Bombardement de Kunduz«Une attaque contre les Conventions de Genève»
MSF a demandé une enquête internationale sur le bombardement meurtrier mené par l'aviation américaine sur l'hôpital géré par l'organisation à Kunduz.
Médecins sans frontières (MSF) a demandé mercredi une enquête internationale après le bombardement américain contre l'hôpital de Kunduz, en Afghanistan, qui a tué 22 personnes, une «attaque contre les Conventions de Genève».
Une enquête américaine sur le bombardement de l'hôpital de Kunduz, dans le nord de l'Afghanistan, ne suffit pas, a affirmé mercredi MSF.
L'ONG va saisir la Commission internationale humanitaire d'établissement des faits.

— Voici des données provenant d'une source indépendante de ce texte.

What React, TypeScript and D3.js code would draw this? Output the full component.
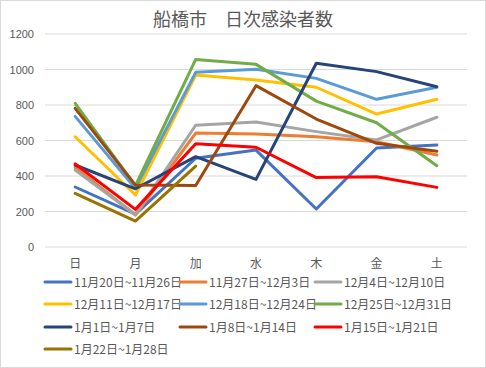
import React from "react";
import * as d3 from "d3";

const days = ["日", "月", "加", "水", "木", "金", "土"];
const seriesNames = [
  "11月20日~11月26日",
  "11月27日~12月3日",
  "12月4日~12月10日",
  "12月11日~12月17日",
  "12月18日~12月24日",
  "12月25日~12月31日",
  "1月1日~1月7日",
  "1月8日~1月14日",
  "1月15日~1月21日",
  "1月22日~1月28日",
];
const seriesColors = [
  "#4472C4", "#ED7D31", "#A5A5A5", "#FFC000", "#5B9BD5",
  "#70AD47", "#264478", "#9E480E", "#FF0000", "#997300",
];
const s1 = [338, 185, 500, 546, 214, 558, 574];
const s2 = [448, 180, 642, 636, 621, 593, 518];
const s3 = [434, 182, 686, 704, 650, 603, 731];
const s4 = [621, 293, 969, 941, 900, 749, 832];
const s5 = [736, 330, 984, 1001, 950, 832, 900];
const s6 = [809, 345, 1057, 1029, 822, 700, 458];
const s7 = [462, 328, 509, 381, 1035, 988, 903];
const s8 = [781, 349, 347, 909, 721, 584, 539];
const s9 = [468, 212, 582, 562, 391, 396, 336];
const s10 = [302, 146, 456];
const seriesValues = [s1, s2, s3, s4, s5, s6, s7, s8, s9, s10];
const yTicks = [0, 200, 400, 600, 800, 1000, 1200];

const W = 486, H = 368;
const plotL = 45, plotR = 467, plotT = 34, plotB = 247;
const FONT = "'Noto Sans CJK JP', 'Noto Sans', sans-serif";

export default function App() {
  const x = d3.scaleBand<string>().domain(days).range([plotL, plotR]);
  const y = d3.scaleLinear().domain([0, 1200]).range([plotB, plotT]);
  const line = d3
    .line<number>()
    .x((_, i) => (x(days[i]) as number) + x.bandwidth() / 2)
    .y((d) => y(d));

  const legendCols = [45, 180, 315];
  const legendRows = [282, 304, 327, 349];

  return (
    <div style={{ position: "absolute", left: 0, top: 0 }}>
      <svg width={W} height={H} style={{ display: "block" }} fontFamily={FONT}>
        <rect x={0.5} y={0.5} width={W - 1} height={H - 1} fill="#fff" stroke="#D9D9D9" />
        <text x={W / 2} y={26} textAnchor="middle" fontSize={18} fill="#595959">
          船橋市　日次感染者数
        </text>
        {yTicks.map((t) => (
          <g key={t}>
            <line x1={plotL} x2={plotR} y1={y(t)} y2={y(t)} stroke="#D9D9D9" strokeWidth={1} />
            <text x={34} y={y(t) + 4} textAnchor="end" fontSize={11} fill="#595959" fontFamily="'Liberation Sans', sans-serif">
              {t}
            </text>
          </g>
        ))}
        {days.map((d) => (
          <text key={d} x={(x(d) as number) + x.bandwidth() / 2} y={268} textAnchor="middle" fontSize={12} fill="#595959">
            {d}
          </text>
        ))}
        {seriesValues.map((vals, i) => (
          <path key={i} d={line(vals) || ""} fill="none" stroke={seriesColors[i]} strokeWidth={3} strokeLinejoin="round" strokeLinecap="round" />
        ))}
        {seriesNames.map((name, i) => {
          const cx = legendCols[i % 3];
          const cy = legendRows[Math.floor(i / 3)];
          return (
            <g key={name}>
              <line x1={cx} x2={cx + 26} y1={cy} y2={cy} stroke={seriesColors[i]} strokeWidth={3} strokeLinecap="round" />
              <text x={cx + 29} y={cy + 4.5} fontSize={12} fill="#595959">
                {name}
              </text>
            </g>
          );
        })}
      </svg>
    </div>
  );
}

«L'attaque contre l'hôpital de Kunduz est une attaque contre les Conventions de Genève. C'est intolérable», a déclaré à la presse à Genève la présidente de MSF, Joanne Liu.
«Nous ne pouvons pas nous fier à une enquête militaire interne des Etats-Unis. Une enquête indépendante et impartiale doit avoir lieu», a affirmé la responsable. Elle a annoncé que MSF a décidé de saisir la Commission internationale humanitaire d'établissement des faits, prévue dans les Conventions de Genève et dont la Suisse assure le secrétariat.
Impunité inacceptable
«Il est inacceptable que les Etats tolèrent l'impunité en parlant de dommage collatéral et d'erreur», a déclaré Joanne Liu. «Même les guerres ont des règles», a-t-elle dit, en rappelant que les Conventions de Genève interdisent les attaques contre les hôpitaux.

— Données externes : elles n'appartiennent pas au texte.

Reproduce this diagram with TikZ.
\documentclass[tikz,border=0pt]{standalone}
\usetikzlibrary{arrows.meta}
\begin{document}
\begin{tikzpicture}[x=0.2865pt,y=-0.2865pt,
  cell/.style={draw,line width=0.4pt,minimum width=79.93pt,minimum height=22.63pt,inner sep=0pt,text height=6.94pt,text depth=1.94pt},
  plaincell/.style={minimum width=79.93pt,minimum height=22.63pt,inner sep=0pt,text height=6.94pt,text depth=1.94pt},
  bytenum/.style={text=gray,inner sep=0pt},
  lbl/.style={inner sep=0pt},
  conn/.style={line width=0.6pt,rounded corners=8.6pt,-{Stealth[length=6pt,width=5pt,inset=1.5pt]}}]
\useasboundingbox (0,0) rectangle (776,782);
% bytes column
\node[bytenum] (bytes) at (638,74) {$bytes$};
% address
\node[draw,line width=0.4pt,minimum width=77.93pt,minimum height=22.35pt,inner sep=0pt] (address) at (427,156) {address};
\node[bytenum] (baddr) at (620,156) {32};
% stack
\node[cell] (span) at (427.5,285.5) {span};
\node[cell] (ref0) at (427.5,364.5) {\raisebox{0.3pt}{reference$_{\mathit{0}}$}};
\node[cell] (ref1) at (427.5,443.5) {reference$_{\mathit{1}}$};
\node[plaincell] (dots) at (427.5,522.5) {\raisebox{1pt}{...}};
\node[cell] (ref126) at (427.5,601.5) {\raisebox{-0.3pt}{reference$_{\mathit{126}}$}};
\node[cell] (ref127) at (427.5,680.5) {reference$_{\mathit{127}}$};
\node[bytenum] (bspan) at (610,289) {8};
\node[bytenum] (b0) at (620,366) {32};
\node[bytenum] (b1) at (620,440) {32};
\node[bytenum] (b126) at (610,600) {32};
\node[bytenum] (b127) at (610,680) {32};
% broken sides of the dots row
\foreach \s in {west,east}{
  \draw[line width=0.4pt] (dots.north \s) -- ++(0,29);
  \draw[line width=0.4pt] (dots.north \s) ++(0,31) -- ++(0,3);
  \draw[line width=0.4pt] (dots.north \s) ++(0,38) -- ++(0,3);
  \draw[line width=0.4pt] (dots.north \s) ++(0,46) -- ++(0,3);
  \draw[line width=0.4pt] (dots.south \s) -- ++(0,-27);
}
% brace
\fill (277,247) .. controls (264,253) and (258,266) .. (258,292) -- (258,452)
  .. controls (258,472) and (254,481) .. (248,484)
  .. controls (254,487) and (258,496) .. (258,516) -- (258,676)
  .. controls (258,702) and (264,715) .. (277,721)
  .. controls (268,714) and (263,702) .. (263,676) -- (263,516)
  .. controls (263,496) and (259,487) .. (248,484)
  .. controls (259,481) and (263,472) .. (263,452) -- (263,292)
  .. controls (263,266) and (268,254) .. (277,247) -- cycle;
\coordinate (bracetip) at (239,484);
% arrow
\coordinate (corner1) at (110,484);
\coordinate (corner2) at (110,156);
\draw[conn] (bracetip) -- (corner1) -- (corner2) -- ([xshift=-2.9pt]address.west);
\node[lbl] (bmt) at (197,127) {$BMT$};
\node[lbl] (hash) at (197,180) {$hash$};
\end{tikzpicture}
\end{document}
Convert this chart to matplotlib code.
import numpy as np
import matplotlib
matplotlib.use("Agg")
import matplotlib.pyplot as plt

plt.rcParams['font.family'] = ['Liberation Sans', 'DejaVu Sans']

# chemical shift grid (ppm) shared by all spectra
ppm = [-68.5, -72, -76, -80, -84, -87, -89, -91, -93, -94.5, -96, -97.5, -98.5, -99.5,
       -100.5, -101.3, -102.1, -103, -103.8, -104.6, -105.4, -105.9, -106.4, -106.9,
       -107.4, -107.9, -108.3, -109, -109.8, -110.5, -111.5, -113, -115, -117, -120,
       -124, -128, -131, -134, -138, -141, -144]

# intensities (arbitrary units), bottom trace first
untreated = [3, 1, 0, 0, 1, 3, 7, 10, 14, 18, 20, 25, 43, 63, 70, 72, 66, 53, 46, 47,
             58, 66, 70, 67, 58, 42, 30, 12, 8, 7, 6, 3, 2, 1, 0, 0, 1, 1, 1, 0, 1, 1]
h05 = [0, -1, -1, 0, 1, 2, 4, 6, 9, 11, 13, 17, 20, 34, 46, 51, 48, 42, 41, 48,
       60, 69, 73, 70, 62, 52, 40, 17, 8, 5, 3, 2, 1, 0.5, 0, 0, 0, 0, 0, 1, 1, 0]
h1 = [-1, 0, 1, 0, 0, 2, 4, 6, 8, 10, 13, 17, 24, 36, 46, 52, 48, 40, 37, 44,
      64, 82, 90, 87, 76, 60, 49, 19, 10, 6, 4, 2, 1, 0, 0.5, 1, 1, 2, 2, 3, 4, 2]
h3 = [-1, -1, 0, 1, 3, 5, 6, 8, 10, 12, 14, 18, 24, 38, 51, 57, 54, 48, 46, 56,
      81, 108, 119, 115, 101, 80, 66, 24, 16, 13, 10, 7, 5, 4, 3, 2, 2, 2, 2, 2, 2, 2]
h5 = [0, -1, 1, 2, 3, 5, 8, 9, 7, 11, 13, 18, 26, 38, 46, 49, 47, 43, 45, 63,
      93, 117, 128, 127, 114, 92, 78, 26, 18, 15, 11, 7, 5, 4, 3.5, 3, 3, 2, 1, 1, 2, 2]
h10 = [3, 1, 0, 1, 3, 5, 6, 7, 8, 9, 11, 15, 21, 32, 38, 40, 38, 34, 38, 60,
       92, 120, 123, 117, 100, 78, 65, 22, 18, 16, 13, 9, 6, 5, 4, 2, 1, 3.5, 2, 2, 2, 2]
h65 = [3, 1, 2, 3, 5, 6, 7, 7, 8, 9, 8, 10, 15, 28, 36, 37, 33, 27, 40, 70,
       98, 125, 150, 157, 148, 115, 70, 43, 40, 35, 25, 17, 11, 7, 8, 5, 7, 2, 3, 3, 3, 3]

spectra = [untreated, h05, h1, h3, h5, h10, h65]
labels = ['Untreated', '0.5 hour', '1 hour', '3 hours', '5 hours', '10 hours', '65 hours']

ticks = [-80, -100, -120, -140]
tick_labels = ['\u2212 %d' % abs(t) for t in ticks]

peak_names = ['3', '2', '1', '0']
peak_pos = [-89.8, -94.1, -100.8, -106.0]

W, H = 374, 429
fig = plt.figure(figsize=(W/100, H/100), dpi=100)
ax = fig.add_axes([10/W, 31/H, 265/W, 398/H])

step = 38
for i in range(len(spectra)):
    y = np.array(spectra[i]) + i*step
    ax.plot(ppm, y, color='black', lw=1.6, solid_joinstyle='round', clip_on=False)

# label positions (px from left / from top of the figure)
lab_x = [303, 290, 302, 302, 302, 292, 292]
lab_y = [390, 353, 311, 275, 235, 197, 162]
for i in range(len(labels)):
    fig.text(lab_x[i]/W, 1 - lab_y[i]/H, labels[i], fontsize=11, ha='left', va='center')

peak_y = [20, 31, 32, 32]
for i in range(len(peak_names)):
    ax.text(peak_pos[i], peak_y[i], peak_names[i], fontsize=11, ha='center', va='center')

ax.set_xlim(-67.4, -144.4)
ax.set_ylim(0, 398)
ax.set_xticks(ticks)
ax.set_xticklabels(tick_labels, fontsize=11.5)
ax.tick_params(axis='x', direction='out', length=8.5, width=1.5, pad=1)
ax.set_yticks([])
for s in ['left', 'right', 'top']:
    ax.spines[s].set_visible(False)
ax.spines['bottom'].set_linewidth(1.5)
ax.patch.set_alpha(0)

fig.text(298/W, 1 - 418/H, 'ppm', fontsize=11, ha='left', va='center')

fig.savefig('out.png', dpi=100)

«Si nous laissons faire cela, nous donnons un chèque en blanc à tout pays en guerre», a dit la présidente de MSF. L'hôpital de Kunduz a été touché quatre à cinq fois en une heure par les frappes américaines, a-t-elle précisé. MSF n'a pas eu connaissance de la présence de combattants dans l'établissement.

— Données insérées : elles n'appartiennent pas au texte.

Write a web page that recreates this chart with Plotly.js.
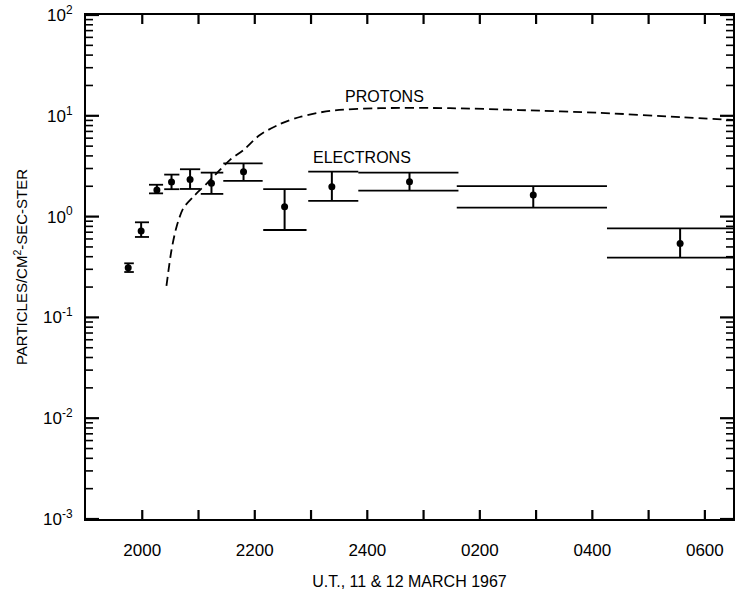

Les Etats-Unis ont reconnu avoir bombardé samedi par erreur l'établissement médical. Le raid a fait 22 morts. Le Département de la défense a annoncé mardi l'ouverture d'une enquête.
MSF a expliqué que la Commission internationale humanitaire d'établissement des faits n'a jamais été saisie jusqu'ici. Mais il est crucial de pouvoir clarifier les circonstances de l'attaque.
«Nous devons savoir ce qui a conduit à cette attaque pour savoir comment opérer en sécurité», a expliqué Françoise Bouchet-Saulnier, directrice juridique de MSF. L'ONG veut savoir comment a fonctionné la chaîne de commandement pour comprendre les raisons du bombardement.
Un organe indépendant
«Il est important qu'un organe indépendant recueille toutes les informations pour établir les faits. Ce sera un premier pas avant de recourir si nécessaire à la justice», a précisé Mme Bouchet-Saulnier.
La Commission internationale humanitaire d'établissement des faits a pour mission, sur demande d'un Etat partie à un conflit, d'enquêter sur des faits susceptibles de constituer des crimes de guerre ou autres violations du droit international humanitaire. Quelque 75 Etats ont reconnu la compétence de la commission, dont la base juridique se trouve dans l'article 90 du premier protocole aux Conventions de Genève adopté en 1977.
Le secrétariat de la Commission est assuré par la Direction du droit international public (DDIP) du Département fédéral des affaires étrangères (DFAE). Elle est composée de 15 personnalités élues à titre personnel.
«Ce n'était pas une erreur»
«Je ne pense pas que c'était une erreur des Américains, je suis même persuadé que ce n'était malheureusement pas une erreur», a déclaré Mego Terzian, au cours d'une audition à Paris devant la commission des Affaires étrangères de l'Assemblée nationale française.
«C'est un acte qui relève d'une inconséquence criminelle», a accusé le responsable de l'ONG.
Mardi à Washington, le commandant américain de la mission de l'Otan en Afghanistan, le général John Campbell, a reconnu la responsabilité américaine, invoquant une «erreur».
L'hôpital de MSF «a été touché par erreur» dans une frappe américaine «demandée» par les Afghans mais décidée par «la chaîne de commandement américaine», a-t-il affirmé devant la commission des forces armées du Sénat.